WORK TO DO: Leaving out all pictures, please print only the lines from the one containing "What matplotlib code" through the one containing "color=yibs_colors[i], ha='left', va='center', zorder=5)".

RECORD EXCERPTS:
---

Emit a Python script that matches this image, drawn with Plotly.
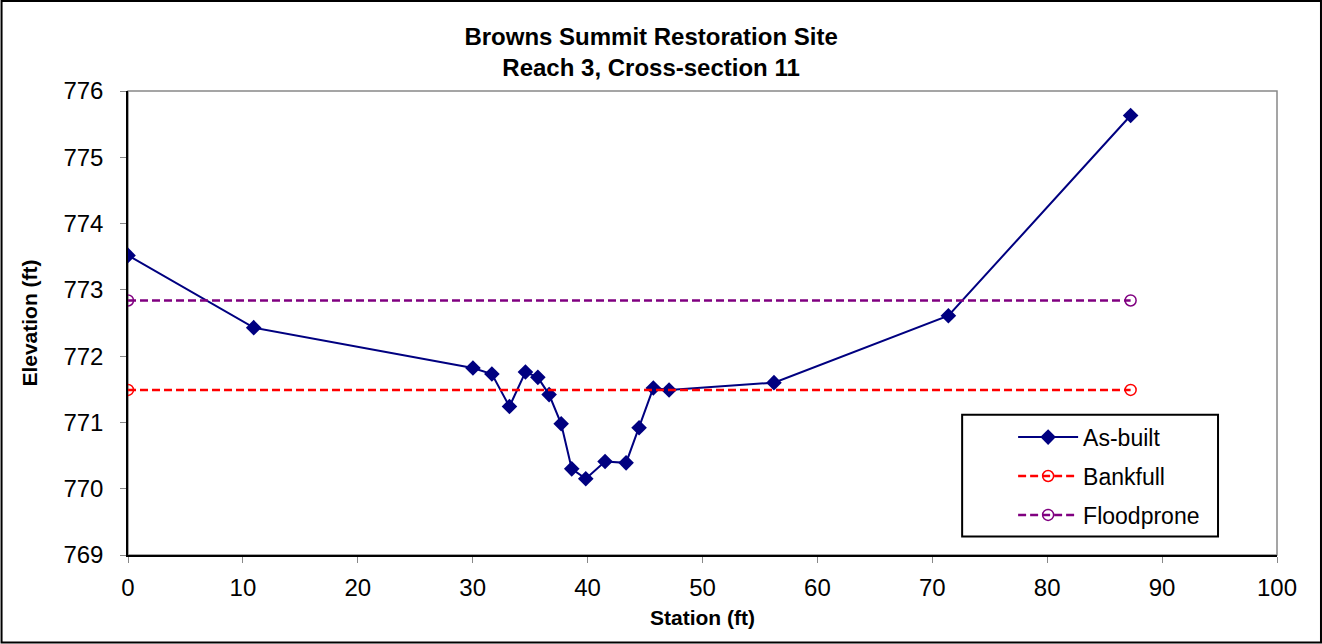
import plotly.graph_objects as go

station = [0, 10.94, 30.02, 31.67, 33.2, 34.59, 35.67, 36.65, 37.70, 38.62, 39.84,
           41.52, 43.35, 44.48, 45.72, 47.09, 56.22, 71.4, 87.26]
elev = [773.52, 772.43, 771.82, 771.73, 771.24, 771.76, 771.68, 771.42, 770.98, 770.30,
        770.15, 770.41, 770.39, 770.92, 771.52, 771.49, 771.60, 772.61, 775.63]
bank_x = [0, 87.26]
bank_y = [771.49, 771.49]
flood_x = [0, 87.26]
flood_y = [772.84, 772.84]

fig = go.Figure()
fig.add_trace(go.Scatter(x=station, y=elev, mode="lines+markers", name="As-built",
                         legendgroup="a",
                         line=dict(color="#000080", width=2),
                         marker=dict(symbol="diamond", size=12, color="#000080")))
fig.add_trace(go.Scatter(x=bank_x, y=bank_y, mode="lines+markers", name="Bankfull",
                         legendgroup="b",
                         line=dict(color="#FF0000", width=2.5, dash="8px,4px"),
                         marker=dict(symbol="circle-open", size=11, color="#FF0000",
                                     line=dict(width=1.5))))
fig.add_trace(go.Scatter(x=flood_x, y=flood_y, mode="lines+markers", name="Floodprone",
                         legendgroup="c",
                         line=dict(color="#800080", width=2.5, dash="8px,4px"),
                         marker=dict(symbol="circle-open", size=11, color="#800080",
                                     line=dict(width=1.5))))

L, R, T, B = 127.5, 45, 91, 88.5
W, H = 1322, 644
pw, ph = W - L - R, H - T - B

def px(x):
    return (x - L) / pw

def py(y):
    return (H - B - y) / ph

fig.update_layout(
    width=W, height=H,
    margin=dict(l=L, r=R, t=T, b=B),
    paper_bgcolor="white", plot_bgcolor="white",
    font=dict(family="Liberation Sans, Arial, sans-serif", color="black", size=24),
    title=dict(text="<b>Browns Summit Restoration Site<br>Reach 3, Cross-section 11</b>",
               x=0.4925, xanchor="center", y=1 - 45 / H, yanchor="middle",
               font=dict(size=24)),
    xaxis=dict(range=[0, 100], dtick=10, showgrid=False, zeroline=False,
               showline=True, linecolor="black", linewidth=1.5,
               ticks="outside", ticklen=6, tickcolor="#888888",
               tickfont=dict(size=24), ticklabelstandoff=4,
               title=dict(text="<b>Station (ft)</b>", font=dict(size=21), standoff=11)),
    yaxis=dict(range=[769, 776], dtick=1, showgrid=False, zeroline=False,
               showline=True, linecolor="black", linewidth=1.5,
               ticks="outside", ticklen=6, tickcolor="#888888",
               tickfont=dict(size=24), ticklabelstandoff=12,
               title=dict(text="<b>Elevation (ft)</b>", font=dict(size=21), standoff=20)),
    legend=dict(x=px(1013), y=py(416), xanchor="left", yanchor="top",
                bgcolor="rgba(0,0,0,0)", borderwidth=0,
                traceorder="grouped", tracegroupgap=6,
                itemwidth=60, font=dict(size=23)),
    showlegend=True,
    shapes=[
        dict(type="rect", xref="paper", yref="paper", x0=0, x1=1, y0=0, y1=1,
             line=dict(color="#888888", width=1.5), layer="below"),
        dict(type="rect", xref="paper", yref="paper", x0=px(962), x1=px(1218),
             y0=py(537), y1=py(415), line=dict(color="black", width=2),
             fillcolor="white", layer="below"),
        dict(type="rect", xref="paper", yref="paper", x0=px(1), x1=px(1321),
             y0=py(643), y1=py(1), line=dict(color="black", width=2)),
    ],
)

fig.write_html("out.html", config={"displayModeBar": False},
               post_script="document.body.style.margin='0';document.body.style.overflow='hidden';")
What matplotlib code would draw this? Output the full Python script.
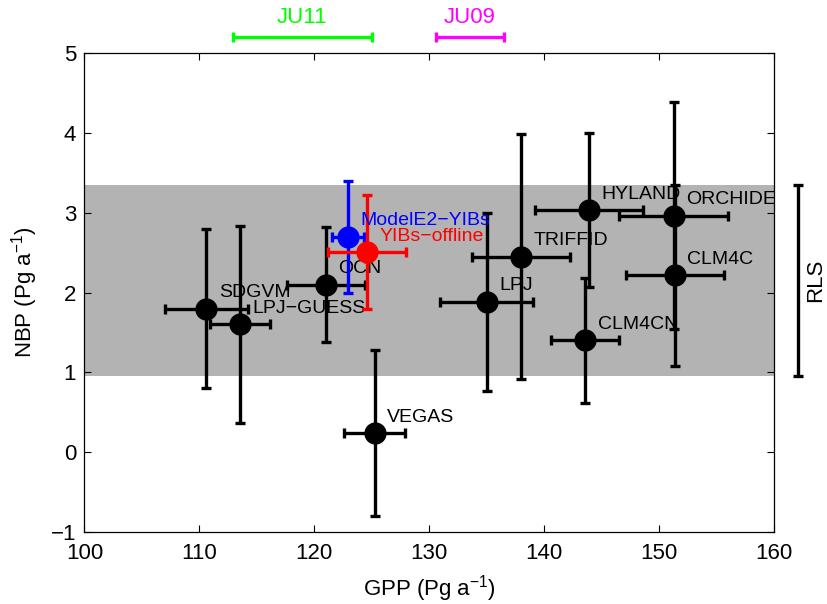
import matplotlib
matplotlib.use('Agg')
import matplotlib.pyplot as plt

plt.rcParams['font.family'] = ['Liberation Sans', 'DejaVu Sans']
plt.rcParams['mathtext.default'] = 'regular'

# multi-model ensemble (GPP vs NBP)
names = ['SDGVM', 'LPJ\u2212GUESS', 'OCN', 'VEGAS', 'LPJ', 'TRIFFID',
         'HYLAND', 'CLM4CN', 'ORCHIDE', 'CLM4C']
gpp = [110.6, 113.5, 121.0, 125.25, 135.0, 137.95, 143.9, 143.55, 151.25, 151.35]
gpp_err = [3.6, 2.6, 3.4, 2.65, 4.06, 4.25, 4.7, 2.95, 4.75, 4.25]
nbp = [1.8, 1.6, 2.1, 0.24, 1.885, 2.45, 3.03, 1.4, 2.96, 2.215]
nbp_err = [1.0, 1.23, 0.72, 1.04, 1.115, 1.53, 0.96, 0.78, 1.42, 1.135]

# YIBs runs
yibs_names = ['ModelE2\u2212YIBs', 'YIBs\u2212offline']
yibs_colors = ['blue', 'red']
yibs_gpp = [122.9, 124.6]
yibs_gpp_err = [1.4, 3.4]
yibs_nbp = [2.7, 2.505]
yibs_nbp_err = [0.7, 0.715]

# observational ranges
rls = [0.95, 3.35]
ju11 = [112.9, 125.0]
ju09 = [130.55, 136.5]

fig = plt.figure(figsize=(8.28, 6.04), dpi=100)
ax = fig.add_axes([0.102, 0.1187, 0.833, 0.794])

ax.axhspan(rls[0], rls[1], color='0.7', lw=0, zorder=0)

for i in range(len(names)):
    ax.errorbar(gpp[i], nbp[i], xerr=gpp_err[i], yerr=nbp_err[i], fmt='o',
                color='k', ms=15, elinewidth=2.4, capsize=3.6, capthick=2.4,
                zorder=2)
    ax.text(gpp[i] + 1.1, nbp[i] + 0.2, names[i], fontsize=14,
            ha='left', va='center', zorder=3)

for i in range(len(yibs_names)):
    ax.errorbar(yibs_gpp[i], yibs_nbp[i], xerr=yibs_gpp_err[i],
                yerr=yibs_nbp_err[i], fmt='o', color=yibs_colors[i], ms=15,
                elinewidth=2.4, capsize=3.6, capthick=2.4, zorder=4)
    ax.text(yibs_gpp[i] + 1.1, yibs_nbp[i] + 0.2, yibs_names[i], fontsize=14,
            color=yibs_colors[i], ha='left', va='center', zorder=5)

# RLS bar on the right
ax.errorbar(162.1, (rls[0] + rls[1]) / 2, yerr=(rls[1] - rls[0]) / 2,
            fmt='none', ecolor='k', elinewidth=2.4, capsize=3.6, capthick=2.4,
            clip_on=False)
ax.text(163.6, (rls[0] + rls[1]) / 2, 'RLS', rotation=90, fontsize=16,
        ha='center', va='center')

# JU11 / JU09 bars on the top
for rng, lab, col in [(ju11, 'JU11', (0, 1, 0)), (ju09, 'JU09', (1, 0, 1))]:
    ax.errorbar((rng[0] + rng[1]) / 2, 5.195, xerr=(rng[1] - rng[0]) / 2,
                fmt='none', ecolor=col, elinewidth=2.4, capsize=3.6,
                capthick=2.4, clip_on=False)
    ax.text((rng[0] + rng[1]) / 2, 5.44, lab, color=col, fontsize=16,
            ha='center', va='center')

ax.set_xlim(100, 160)
ax.set_ylim(-1, 5)
ax.set_xticks(range(100, 161, 10))
ax.set_yticks(range(-1, 6))
ax.tick_params(direction='in', top=True, right=True, length=5, width=0.8,
               labelsize=16)
ax.tick_params(axis='x', pad=8)
ax.tick_params(axis='y', pad=6)
for s in ax.spines.values():
    s.set_linewidth(0.9)

ax.set_xlabel('GPP (Pg a$^{-1}$)', fontsize=16, labelpad=6)
ax.set_ylabel('NBP (Pg a$^{-1}$)', fontsize=16, labelpad=8)

fig.savefig('out.png', dpi=100)
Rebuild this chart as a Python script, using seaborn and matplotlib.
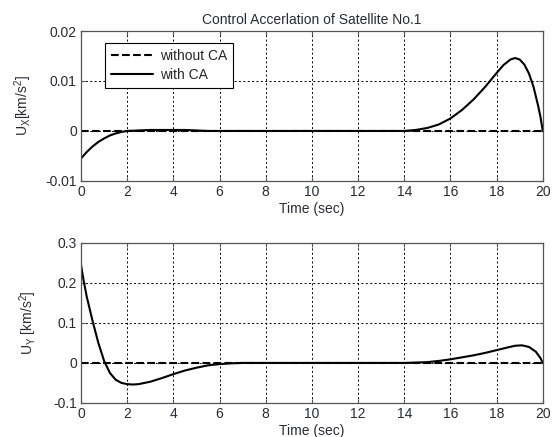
import matplotlib
matplotlib.use("Agg")
import matplotlib.pyplot as plt
import matplotlib.ticker as mticker
import seaborn as sns
import pandas as pd

sns.set_theme(style="white")
plt.rcParams["font.family"] = ["Liberation Sans", "DejaVu Sans"]
plt.rcParams["axes.unicode_minus"] = False
plt.rcParams["mathtext.default"] = "regular"

# time samples (sec)
t_x = [0, 0.25, 0.5, 0.75, 1.0, 1.25, 1.5, 1.75, 2.0, 2.5, 3.0, 3.5, 4.0, 4.5, 5.0, 5.5, 6,
       8, 10, 12, 13, 14, 14.5, 15, 15.5, 16, 16.5, 17, 17.5, 18, 18.3, 18.6, 18.8, 19.0,
       19.2, 19.4, 19.6, 19.8, 19.9, 20]
# with collision avoidance, x-axis control acceleration (km/s^2)
ux_ca = [-0.0055, -0.0042, -0.0031, -0.0022, -0.0015, -0.0009, -0.0005, -0.0002, 0.0,
         0.0001, 0.0002, 0.0002, 0.0002, 0.0002, 0.0001, 0.0, 0.0,
         0.0, 0.0, 0.0, 0.0, 0.0, 0.0002, 0.0006, 0.0013, 0.0025, 0.0042, 0.0063, 0.0088,
         0.0116, 0.0132, 0.0143, 0.0146, 0.0143, 0.0133, 0.0115, 0.0088, 0.0050, 0.0028, 0.0]

t_y = [0, 0.1, 0.25, 0.5, 0.75, 1.0, 1.25, 1.5, 1.75, 2.0, 2.25, 2.5, 3.0, 3.5, 4.0, 4.5,
       5.0, 5.5, 6.0, 6.5, 7, 8, 10, 12, 14, 15, 15.5, 16, 16.5, 17, 17.5, 18, 18.5, 18.8,
       19.1, 19.4, 19.7, 19.9, 20]
# with collision avoidance, y-axis control acceleration (km/s^2)
uy_ca = [0.245, 0.21, 0.165, 0.105, 0.05, 0.005, -0.025, -0.042, -0.05, -0.053, -0.054,
         -0.053, -0.047, -0.038, -0.028, -0.019, -0.012, -0.006, -0.003, -0.001, 0.0, 0.0,
         0.0, 0.0, 0.0, 0.002, 0.005, 0.009, 0.014, 0.019, 0.025, 0.032, 0.039, 0.043,
         0.044, 0.04, 0.028, 0.012, 0.0]

# without collision avoidance the control stays at zero
t_nca = [0, 20]
u_nca = [0.0, 0.0]

x_ticks = list(range(0, 21, 2))
ux_ticks = [-0.01, 0, 0.01, 0.02]
uy_ticks = [-0.1, 0, 0.1, 0.2, 0.3]

TXT = "#2a2a3a"
FS = 10

fig = plt.figure(figsize=(5.55, 4.37), dpi=100)
ax1 = fig.add_axes([0.146, 0.586, 0.832, 0.343])
ax2 = fig.add_axes([0.146, 0.078, 0.832, 0.366])

df_nca = pd.DataFrame({"t": t_nca, "u": u_nca})
df_x = pd.DataFrame({"t": t_x, "u": ux_ca})
df_y = pd.DataFrame({"t": t_y, "u": uy_ca})


def style(ax, yticks, ylabel, pad):
    ax.set_xlim(0, 20)
    ax.set_ylim(yticks[0], yticks[-1])
    ax.set_xticks(x_ticks)
    ax.set_yticks(yticks)
    ax.yaxis.set_major_formatter(mticker.FuncFormatter(lambda v, p: "%g" % round(v, 6)))
    ax.grid(True, color="black", linestyle=(0, (2, 2.5)), linewidth=0.7)
    ax.set_axisbelow(True)
    for s in ax.spines.values():
        s.set_color("#555555")
        s.set_linewidth(0.9)
    ax.tick_params(axis="both", labelsize=FS, labelcolor=TXT, color="#555555",
                   direction="in", length=3, width=0.8, pad=3,
                   left=True, bottom=True, top=True, right=True)
    ax.set_xlabel("Time (sec)", fontsize=FS, color=TXT, labelpad=2)
    ax.set_ylabel(ylabel, fontsize=FS, color=TXT, labelpad=pad)


sns.lineplot(data=df_nca, x="t", y="u", ax=ax1, color="black", linestyle="--",
             linewidth=1.5, label="without CA", estimator=None, sort=False)
sns.lineplot(data=df_x, x="t", y="u", ax=ax1, color="black", linewidth=1.5,
             label="with CA", estimator=None, sort=False)
style(ax1, ux_ticks, r"U$_X$[km/s$^2$]", 8)
ax1.set_title("Control Accerlation of Satellite No.1", fontsize=FS, color=TXT, pad=5)
leg = ax1.legend(loc="upper left", bbox_to_anchor=(0.052, 0.92), fontsize=FS,
                 frameon=True, fancybox=False, framealpha=1, edgecolor="black",
                 handlelength=3.0, handletextpad=0.5, borderpad=0.45,
                 labelspacing=0.35, borderaxespad=0)
leg.get_frame().set_linewidth(0.8)

sns.lineplot(data=df_nca, x="t", y="u", ax=ax2, color="black", linestyle="--",
             linewidth=1.5, estimator=None, sort=False)
sns.lineplot(data=df_y, x="t", y="u", ax=ax2, color="black", linewidth=1.5,
             estimator=None, sort=False)
style(ax2, uy_ticks, r"U$_Y$ [km/s$^2$]", 10)

fig.savefig("out.png", dpi=100)
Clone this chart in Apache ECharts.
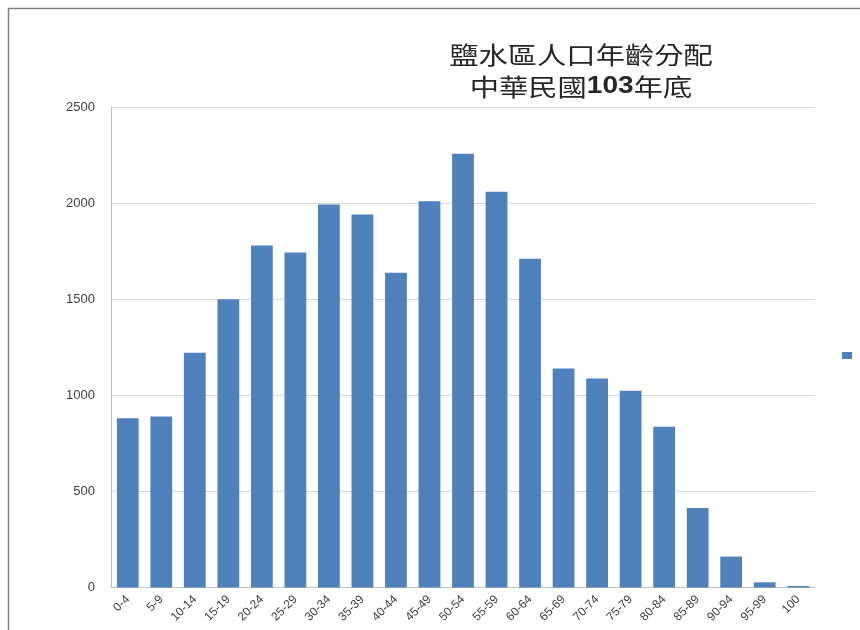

---

ANSWER IN FULL:
What matplotlib code would draw this? Output the full Python script.
import matplotlib
matplotlib.use('Agg')
import matplotlib.pyplot as plt

plt.rcParams['font.family'] = ['Liberation Sans', 'DejaVu Sans']
plt.rcParams['mathtext.default'] = 'regular'

# multi-model ensemble (GPP vs NBP)
names = ['SDGVM', 'LPJ\u2212GUESS', 'OCN', 'VEGAS', 'LPJ', 'TRIFFID',
         'HYLAND', 'CLM4CN', 'ORCHIDE', 'CLM4C']
gpp = [110.6, 113.5, 121.0, 125.25, 135.0, 137.95, 143.9, 143.55, 151.25, 151.35]
gpp_err = [3.6, 2.6, 3.4, 2.65, 4.06, 4.25, 4.7, 2.95, 4.75, 4.25]
nbp = [1.8, 1.6, 2.1, 0.24, 1.885, 2.45, 3.03, 1.4, 2.96, 2.215]
nbp_err = [1.0, 1.23, 0.72, 1.04, 1.115, 1.53, 0.96, 0.78, 1.42, 1.135]

# YIBs runs
yibs_names = ['ModelE2\u2212YIBs', 'YIBs\u2212offline']
yibs_colors = ['blue', 'red']
yibs_gpp = [122.9, 124.6]
yibs_gpp_err = [1.4, 3.4]
yibs_nbp = [2.7, 2.505]
yibs_nbp_err = [0.7, 0.715]

# observational ranges
rls = [0.95, 3.35]
ju11 = [112.9, 125.0]
ju09 = [130.55, 136.5]

fig = plt.figure(figsize=(8.28, 6.04), dpi=100)
ax = fig.add_axes([0.102, 0.1187, 0.833, 0.794])

ax.axhspan(rls[0], rls[1], color='0.7', lw=0, zorder=0)

for i in range(len(names)):
    ax.errorbar(gpp[i], nbp[i], xerr=gpp_err[i], yerr=nbp_err[i], fmt='o',
                color='k', ms=15, elinewidth=2.4, capsize=3.6, capthick=2.4,
                zorder=2)
    ax.text(gpp[i] + 1.1, nbp[i] + 0.2, names[i], fontsize=14,
            ha='left', va='center', zorder=3)

for i in range(len(yibs_names)):
    ax.errorbar(yibs_gpp[i], yibs_nbp[i], xerr=yibs_gpp_err[i],
                yerr=yibs_nbp_err[i], fmt='o', color=yibs_colors[i], ms=15,
                elinewidth=2.4, capsize=3.6, capthick=2.4, zorder=4)
    ax.text(yibs_gpp[i] + 1.1, yibs_nbp[i] + 0.2, yibs_names[i], fontsize=14,
            color=yibs_colors[i], ha='left', va='center', zorder=5)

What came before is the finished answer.